Ciò dimostra una gestione acefala e priva di una prospettiva di uscita dalla crisi.

Mancano esattamente le idee e la visione che Mario Draghi ha saputo esprimere nella lunga e provvidenziale per noi, guida della BCE.

Difettano doti anche personali,  che Draghi ha riassunto in tre requisiti imprescindibili e complementari: la conoscenza, il coraggio e l’umiltà. La conoscenza implica approfondimento, possesso dei caratteri costitutivi della realtà, capacità ‘esperta’ nella gestione dei contesti di competenza: particolarmente significativo il riferimento di Draghi alle derive recenti e in atto e che si riporta in tutta la sua eloquenza: “Sta scemando la fiducia nei fatti oggettivi, risultato della ricerca, riportati da fonti imparziali; aumenta invece il peso delle opinioni soggettive che paiono moltiplicarsi senza limiti, rimbalzando attraverso il globo come in una gigantesca eco”.

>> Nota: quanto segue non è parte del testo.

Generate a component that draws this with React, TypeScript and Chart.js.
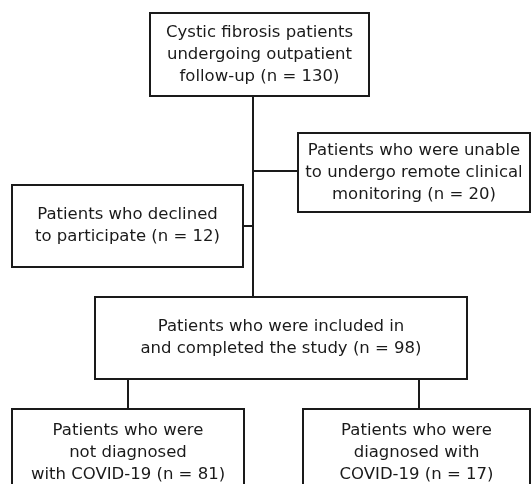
import React, { useEffect, useRef } from "react";
import { Chart, registerables } from "chart.js";

Chart.register(...registerables);

// ---- data: patient counts per step of the flow ----
const counts = [130, 20, 12, 98, 81, 17];
const boxTextTemplates: string[][] = [
  ["Cystic fibrosis patients", "undergoing outpatient", "follow-up (n = {n})"],
  ["Patients who were unable", "to undergo remote clinical", "monitoring (n = {n})"],
  ["Patients who declined", "to participate (n = {n})"],
  ["Patients who were included in", "and completed the study (n = {n})"],
  ["Patients who were", "not diagnosed", "with COVID-19 (n = {n})"],
  ["Patients who were", "diagnosed with", "COVID-19 (n = {n})"],
];

// ---- layout (in scale units) ----
const boxLeft = [150, 298, 12, 95, 12, 303];
const boxRight = [369, 530, 243, 467, 244, 530];
const boxTop = [13, 133, 185, 297, 409, 409];
const boxBottom = [96, 212, 267, 379, 500, 500];
const linkX1 = [253, 253, 243, 128, 419];
const linkY1 = [96, 171, 226, 379, 379];
const linkX2 = [253, 298, 253, 128, 419];
const linkY2 = [297, 171, 226, 409, 409];

const FONT = '16.5px "DejaVu Sans"';
const LINE_H = 22;
const INK = "#1a1a1a";

export default function App() {
  const ref = useRef<HTMLCanvasElement | null>(null);
  useEffect(() => {
    if (!ref.current) return;
    const labels = boxTextTemplates.map((lines, i) =>
      lines.map((l) => l.replace("{n}", String(counts[i])))
    );
    const boxSets = boxLeft.map((l, i) => ({
      type: "line" as const,
      data: [
        { x: l, y: boxTop[i] },
        { x: boxRight[i], y: boxTop[i] },
        { x: boxRight[i], y: boxBottom[i] },
        { x: l, y: boxBottom[i] },
        { x: l, y: boxTop[i] },
      ],
      borderColor: INK,
      borderWidth: 2,
      borderCapStyle: "square" as const,
      borderJoinStyle: "miter" as const,
      pointRadius: 0,
      showLine: true,
      fill: false,
      tension: 0,
    }));
    const linkSets = linkX1.map((x1, i) => ({
      type: "line" as const,
      data: [
        { x: x1, y: linkY1[i] },
        { x: linkX2[i], y: linkY2[i] },
      ],
      borderColor: INK,
      borderWidth: 2,
      pointRadius: 0,
      showLine: true,
      fill: false,
      tension: 0,
    }));
    const textPlugin = {
      id: "boxText",
      afterDatasetsDraw(chart: any) {
        const { ctx, scales } = chart;
        ctx.save();
        ctx.font = FONT;
        ctx.fillStyle = INK;
        ctx.textAlign = "center";
        ctx.textBaseline = "middle";
        labels.forEach((lines, i) => {
          const cx = scales.x.getPixelForValue((boxLeft[i] + boxRight[i]) / 2);
          const bottom = Math.min(boxBottom[i], 484 + 8);
          const cy = scales.y.getPixelForValue((boxTop[i] + (i >= 4 ? 496 : bottom)) / 2);
          lines.forEach((t, k) => {
            ctx.fillText(t, cx, cy + (k - (lines.length - 1) / 2) * LINE_H);
          });
        });
        ctx.restore();
      },
    };
    const chart = new Chart(ref.current, {
      type: "scatter",
      data: { datasets: [...linkSets, ...boxSets] as any },
      options: {
        animation: false,
        responsive: false,
        layout: { padding: 0 },
        plugins: { legend: { display: false }, tooltip: { enabled: false } },
        scales: {
          x: { type: "linear", min: 0, max: 532, display: false },
          y: { type: "linear", min: 0, max: 484, reverse: true, display: false },
        },
      },
      plugins: [textPlugin],
    });
    return () => chart.destroy();
  }, []);
  return (
    <div style={{ position: "fixed", left: 0, top: 0, width: 532, height: 484, background: "#fff" }}>
      <canvas ref={ref} width={532} height={484} />
    </div>
  );
}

Ne consegue che ad ogni livello la conoscenza stessa è la base e il supporto della competenza la quale a sua volta è requisito prodromico all’esercizio della responsabilità. Una lezione non detta ma intuibile, rivolta alla politica e al suo impoverimento culturale. Quanto al coraggio esso è dote precipua quando si potrebbe indugiare nella tentazione di prender tempo e non decidere. “L’inazione trova la sua radice nella convinzione che l’esistente non abbia bisogno di modifiche, anche quando tutta l’evidenza e l’analisi indicano la necessità di agire”. Di converso “Il punto importante, in questa sede non è che certe decisioni si siano rivelate appropriate ex post; conta invece che, quando la necessità di agire è stata documentata e motivata è stato trovato il coraggio di decidere, senza esitazioni, per il bene dell’Unione economica e monetaria”.

L’umiltà infine si rivela dote complementare e necessaria: …  per questo “Non abbiamo la libertà di decidere se dobbiamo fare ciò che è necessario fare per assolvere il nostro mandato. È nostro dovere farlo”. La sua conclusione, che guardava con fiducia all’eurozona e al futuro dell’Unione Europea, era la conferma della bontà delle scelte fino ad allora perseguite e l’invito – rivolto a chi in futuro si occuperà di economia e politica monetaria – a lavorare adoperando le tre chiavi di lettura e di azione utilizzate e ancora valide come via da percorrere e metodo da applicare. “Spero che vi possa essere di conforto il fatto che nella storia le decisioni fondate sulla conoscenza, sul coraggio e sull’umiltà hanno sempre dimostrato la loro qualità”. Il sospetto è invece che, di rinvio in rinvio, finisca per prevalere la logica del differimento senza via d’uscita: “dum differtur vita transcurrit”, come aveva detto Seneca.

Mentre rinviamo, la vita trascorre senza decisioni.

A meno che non arrivi proprio Mario Draghi ad impugnare il timone di questa barca in balìa delle onde.